__Given request__
From the listing that follows, output everything exactly except the pictures.

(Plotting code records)
--------------------------------------------------
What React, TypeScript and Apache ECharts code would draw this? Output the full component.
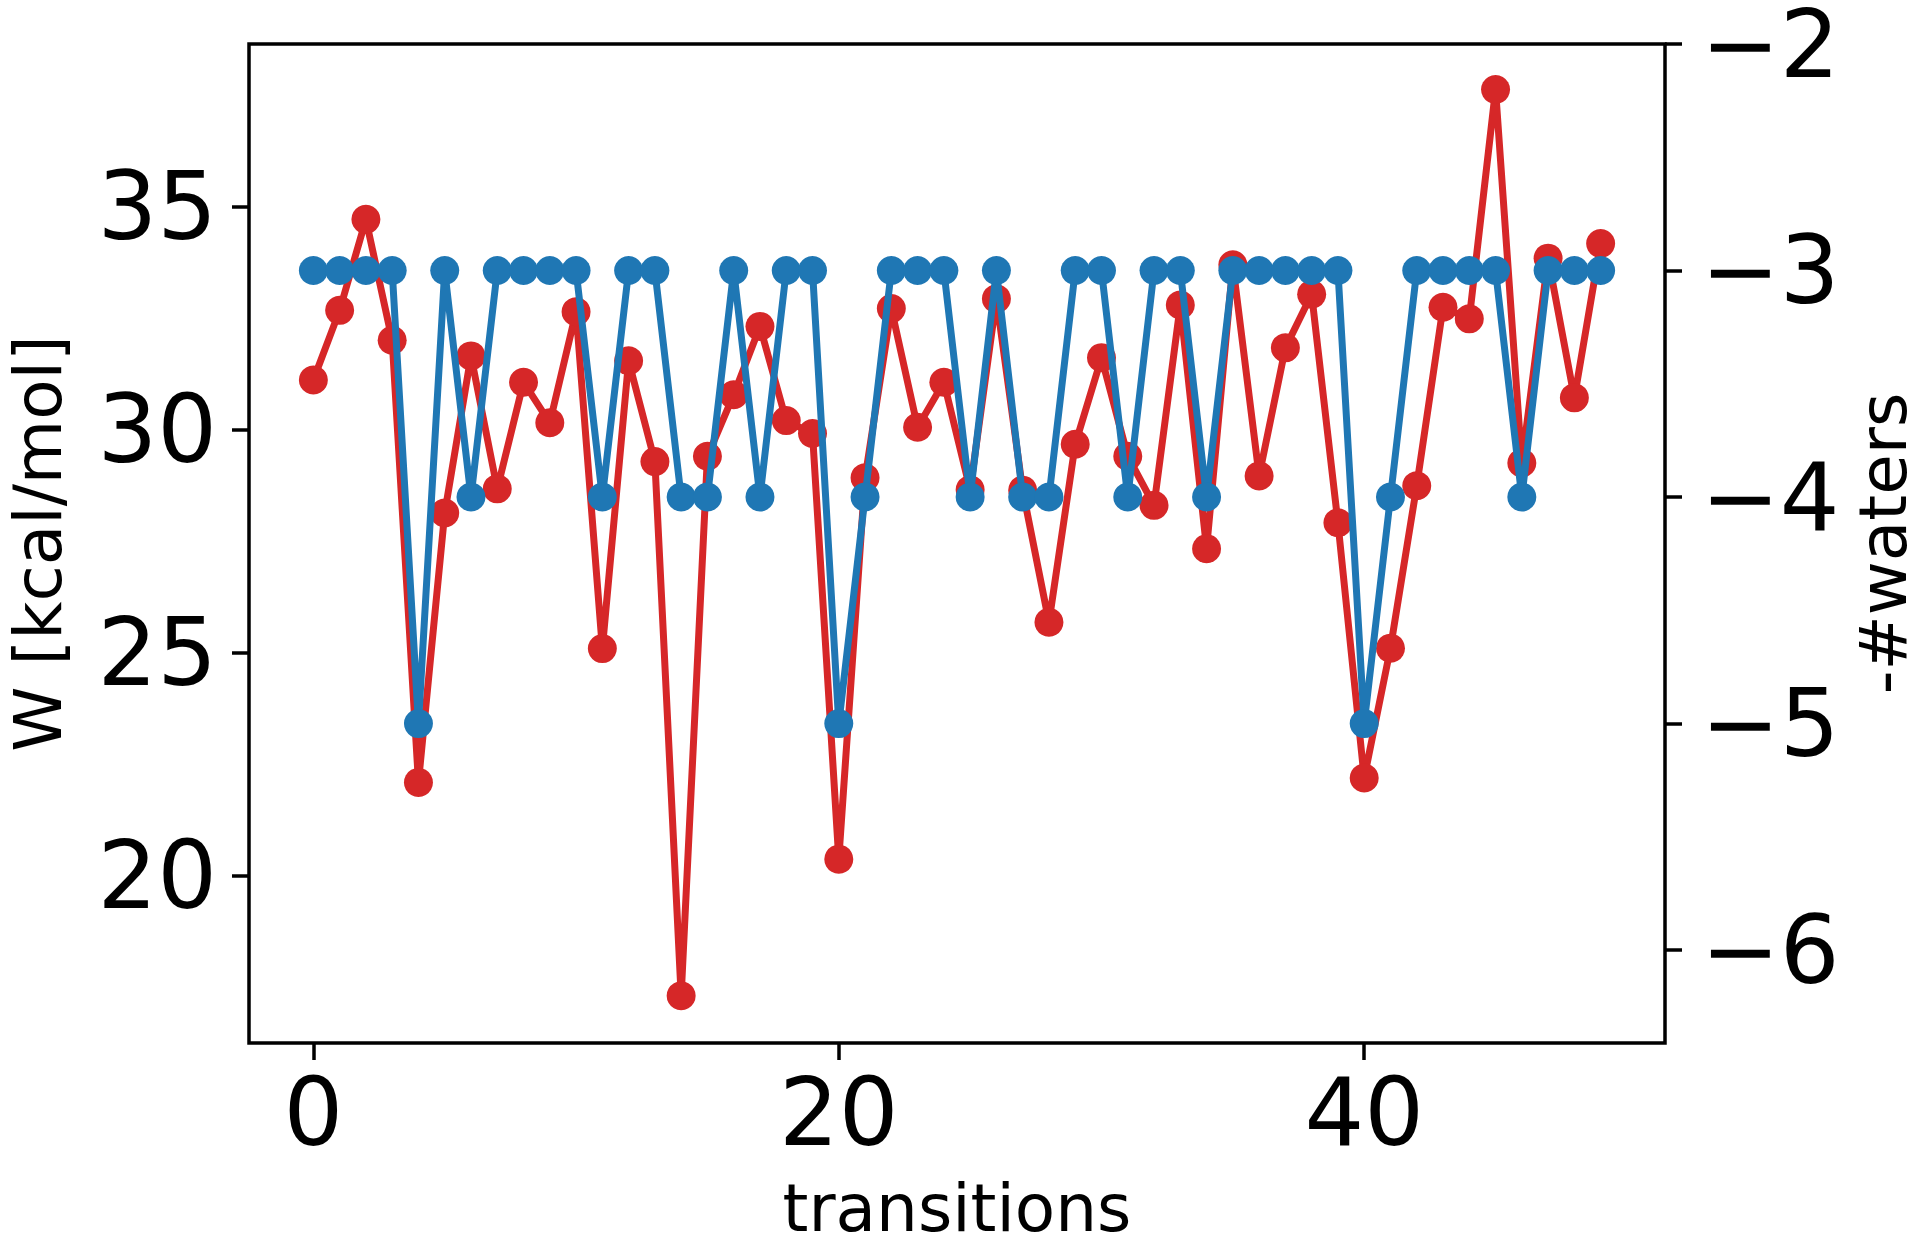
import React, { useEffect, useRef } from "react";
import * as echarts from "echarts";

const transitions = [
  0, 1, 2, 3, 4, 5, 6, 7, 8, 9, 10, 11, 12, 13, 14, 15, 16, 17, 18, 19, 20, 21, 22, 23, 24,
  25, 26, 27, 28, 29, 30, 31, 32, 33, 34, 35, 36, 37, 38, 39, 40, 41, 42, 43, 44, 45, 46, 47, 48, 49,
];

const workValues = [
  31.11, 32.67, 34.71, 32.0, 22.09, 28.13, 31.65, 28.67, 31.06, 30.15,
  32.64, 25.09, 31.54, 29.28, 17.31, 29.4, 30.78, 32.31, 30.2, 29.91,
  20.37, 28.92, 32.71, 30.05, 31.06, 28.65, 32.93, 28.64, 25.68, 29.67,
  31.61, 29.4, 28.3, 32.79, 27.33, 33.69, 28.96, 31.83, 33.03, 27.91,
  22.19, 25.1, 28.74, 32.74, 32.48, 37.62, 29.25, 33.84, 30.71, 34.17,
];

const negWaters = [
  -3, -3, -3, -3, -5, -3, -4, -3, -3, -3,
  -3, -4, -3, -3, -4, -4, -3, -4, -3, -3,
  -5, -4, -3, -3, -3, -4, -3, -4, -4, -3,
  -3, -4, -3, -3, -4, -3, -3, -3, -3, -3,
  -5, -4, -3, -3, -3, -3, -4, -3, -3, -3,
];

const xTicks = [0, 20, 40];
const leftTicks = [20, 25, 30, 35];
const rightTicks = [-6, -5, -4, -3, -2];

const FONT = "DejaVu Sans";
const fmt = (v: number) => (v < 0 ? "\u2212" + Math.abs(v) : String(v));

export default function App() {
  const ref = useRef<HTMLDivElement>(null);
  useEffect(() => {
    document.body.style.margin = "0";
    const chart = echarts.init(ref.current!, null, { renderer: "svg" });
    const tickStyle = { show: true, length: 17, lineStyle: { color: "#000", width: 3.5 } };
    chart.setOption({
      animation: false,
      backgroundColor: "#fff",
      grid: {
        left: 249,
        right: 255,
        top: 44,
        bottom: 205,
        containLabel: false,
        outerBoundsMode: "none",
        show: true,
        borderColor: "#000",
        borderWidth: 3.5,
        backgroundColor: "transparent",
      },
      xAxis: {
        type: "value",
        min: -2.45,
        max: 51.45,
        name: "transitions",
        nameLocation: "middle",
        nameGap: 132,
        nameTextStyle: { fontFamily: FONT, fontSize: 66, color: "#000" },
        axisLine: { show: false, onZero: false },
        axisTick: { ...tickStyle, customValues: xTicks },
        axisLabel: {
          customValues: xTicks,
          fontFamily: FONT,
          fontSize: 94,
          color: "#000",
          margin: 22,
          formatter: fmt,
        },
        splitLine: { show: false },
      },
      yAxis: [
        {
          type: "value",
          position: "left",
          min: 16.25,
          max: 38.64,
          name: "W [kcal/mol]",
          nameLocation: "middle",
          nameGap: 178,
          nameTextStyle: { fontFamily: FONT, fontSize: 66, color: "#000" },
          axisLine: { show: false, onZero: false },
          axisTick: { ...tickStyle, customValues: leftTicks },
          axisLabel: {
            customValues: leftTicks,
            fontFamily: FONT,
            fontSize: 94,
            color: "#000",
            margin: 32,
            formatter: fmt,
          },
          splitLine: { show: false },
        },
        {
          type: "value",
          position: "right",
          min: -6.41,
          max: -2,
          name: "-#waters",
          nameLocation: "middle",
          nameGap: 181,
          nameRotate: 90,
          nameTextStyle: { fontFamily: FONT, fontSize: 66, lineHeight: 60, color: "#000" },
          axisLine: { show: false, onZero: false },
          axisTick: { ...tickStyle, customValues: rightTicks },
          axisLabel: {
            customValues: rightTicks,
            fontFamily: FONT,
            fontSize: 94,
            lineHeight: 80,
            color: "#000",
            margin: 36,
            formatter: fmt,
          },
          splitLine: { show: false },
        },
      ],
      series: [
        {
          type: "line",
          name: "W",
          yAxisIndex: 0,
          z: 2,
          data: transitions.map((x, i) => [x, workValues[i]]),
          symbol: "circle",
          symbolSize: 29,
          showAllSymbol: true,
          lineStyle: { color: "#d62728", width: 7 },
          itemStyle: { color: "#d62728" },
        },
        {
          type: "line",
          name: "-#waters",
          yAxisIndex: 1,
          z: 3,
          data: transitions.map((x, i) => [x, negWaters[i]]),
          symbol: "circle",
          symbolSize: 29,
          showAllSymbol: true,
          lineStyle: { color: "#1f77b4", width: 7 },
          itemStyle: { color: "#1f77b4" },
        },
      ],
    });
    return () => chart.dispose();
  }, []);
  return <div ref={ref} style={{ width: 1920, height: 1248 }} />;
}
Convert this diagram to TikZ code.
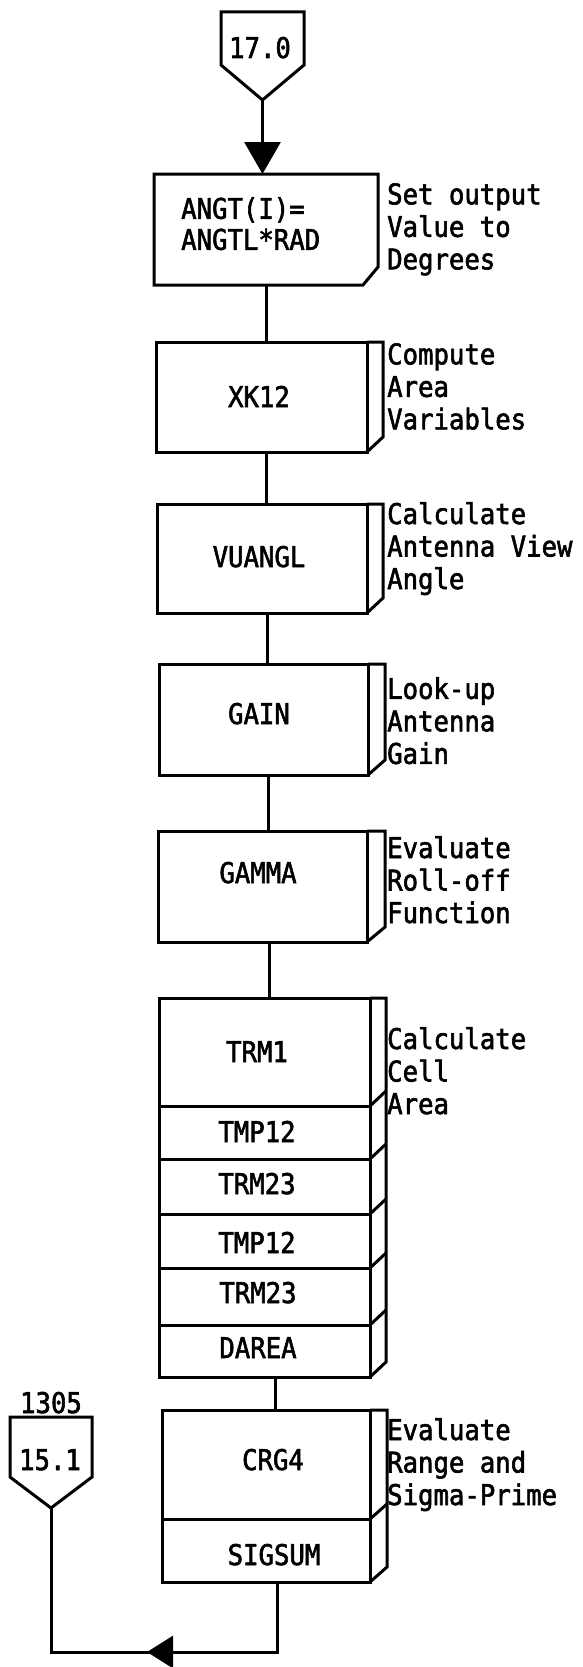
--------------------------------------------------
__Output of the task__
What React, TypeScript and Apache ECharts code would draw this? Output the full component.
import React, { useEffect, useRef } from "react";
import * as echarts from "echarts";

const transitions = [
  0, 1, 2, 3, 4, 5, 6, 7, 8, 9, 10, 11, 12, 13, 14, 15, 16, 17, 18, 19, 20, 21, 22, 23, 24,
  25, 26, 27, 28, 29, 30, 31, 32, 33, 34, 35, 36, 37, 38, 39, 40, 41, 42, 43, 44, 45, 46, 47, 48, 49,
];

const workValues = [
  31.11, 32.67, 34.71, 32.0, 22.09, 28.13, 31.65, 28.67, 31.06, 30.15,
  32.64, 25.09, 31.54, 29.28, 17.31, 29.4, 30.78, 32.31, 30.2, 29.91,
  20.37, 28.92, 32.71, 30.05, 31.06, 28.65, 32.93, 28.64, 25.68, 29.67,
  31.61, 29.4, 28.3, 32.79, 27.33, 33.69, 28.96, 31.83, 33.03, 27.91,
  22.19, 25.1, 28.74, 32.74, 32.48, 37.62, 29.25, 33.84, 30.71, 34.17,
];

const negWaters = [
  -3, -3, -3, -3, -5, -3, -4, -3, -3, -3,
  -3, -4, -3, -3, -4, -4, -3, -4, -3, -3,
  -5, -4, -3, -3, -3, -4, -3, -4, -4, -3,
  -3, -4, -3, -3, -4, -3, -3, -3, -3, -3,
  -5, -4, -3, -3, -3, -3, -4, -3, -3, -3,
];

const xTicks = [0, 20, 40];
const leftTicks = [20, 25, 30, 35];
const rightTicks = [-6, -5, -4, -3, -2];

const FONT = "DejaVu Sans";
const fmt = (v: number) => (v < 0 ? "\u2212" + Math.abs(v) : String(v));

export default function App() {
  const ref = useRef<HTMLDivElement>(null);
  useEffect(() => {
    document.body.style.margin = "0";
    const chart = echarts.init(ref.current!, null, { renderer: "svg" });
    const tickStyle = { show: true, length: 17, lineStyle: { color: "#000", width: 3.5 } };
    chart.setOption({
      animation: false,
      backgroundColor: "#fff",
      grid: {
        left: 249,
        right: 255,
        top: 44,
        bottom: 205,
        containLabel: false,
        outerBoundsMode: "none",
        show: true,
        borderColor: "#000",
        borderWidth: 3.5,
        backgroundColor: "transparent",
      },
      xAxis: {
        type: "value",
        min: -2.45,
        max: 51.45,
        name: "transitions",
        nameLocation: "middle",
        nameGap: 132,
        nameTextStyle: { fontFamily: FONT, fontSize: 66, color: "#000" },
        axisLine: { show: false, onZero: false },
        axisTick: { ...tickStyle, customValues: xTicks },
        axisLabel: {
          customValues: xTicks,
          fontFamily: FONT,
          fontSize: 94,
          color: "#000",
          margin: 22,
          formatter: fmt,
        },
        splitLine: { show: false },
      },
      yAxis: [
        {
          type: "value",
          position: "left",
          min: 16.25,
          max: 38.64,
          name: "W [kcal/mol]",
          nameLocation: "middle",
          nameGap: 178,
          nameTextStyle: { fontFamily: FONT, fontSize: 66, color: "#000" },
          axisLine: { show: false, onZero: false },
          axisTick: { ...tickStyle, customValues: leftTicks },
          axisLabel: {
            customValues: leftTicks,
            fontFamily: FONT,
            fontSize: 94,
            color: "#000",
            margin: 32,
            formatter: fmt,
          },
          splitLine: { show: false },
        },
        {
          type: "value",
          position: "right",
          min: -6.41,
          max: -2,
          name: "-#waters",
          nameLocation: "middle",
          nameGap: 181,
          nameRotate: 90,
          nameTextStyle: { fontFamily: FONT, fontSize: 66, lineHeight: 60, color: "#000" },
          axisLine: { show: false, onZero: false },
          axisTick: { ...tickStyle, customValues: rightTicks },
          axisLabel: {
            customValues: rightTicks,
            fontFamily: FONT,
            fontSize: 94,
            lineHeight: 80,
            color: "#000",
            margin: 36,
            formatter: fmt,
          },
          splitLine: { show: false },
        },
      ],
      series: [
        {
          type: "line",
          name: "W",
          yAxisIndex: 0,
          z: 2,
          data: transitions.map((x, i) => [x, workValues[i]]),
          symbol: "circle",
          symbolSize: 29,
          showAllSymbol: true,
          lineStyle: { color: "#d62728", width: 7 },
          itemStyle: { color: "#d62728" },
        },
        {
          type: "line",
          name: "-#waters",
          yAxisIndex: 1,
          z: 3,
          data: transitions.map((x, i) => [x, negWaters[i]]),
          symbol: "circle",
          symbolSize: 29,
          showAllSymbol: true,
          lineStyle: { color: "#1f77b4", width: 7 },
          itemStyle: { color: "#1f77b4" },
        },
      ],
    });
    return () => chart.dispose();
  }, []);
  return <div ref={ref} style={{ width: 1920, height: 1248 }} />;
}
Convert this diagram to TikZ code.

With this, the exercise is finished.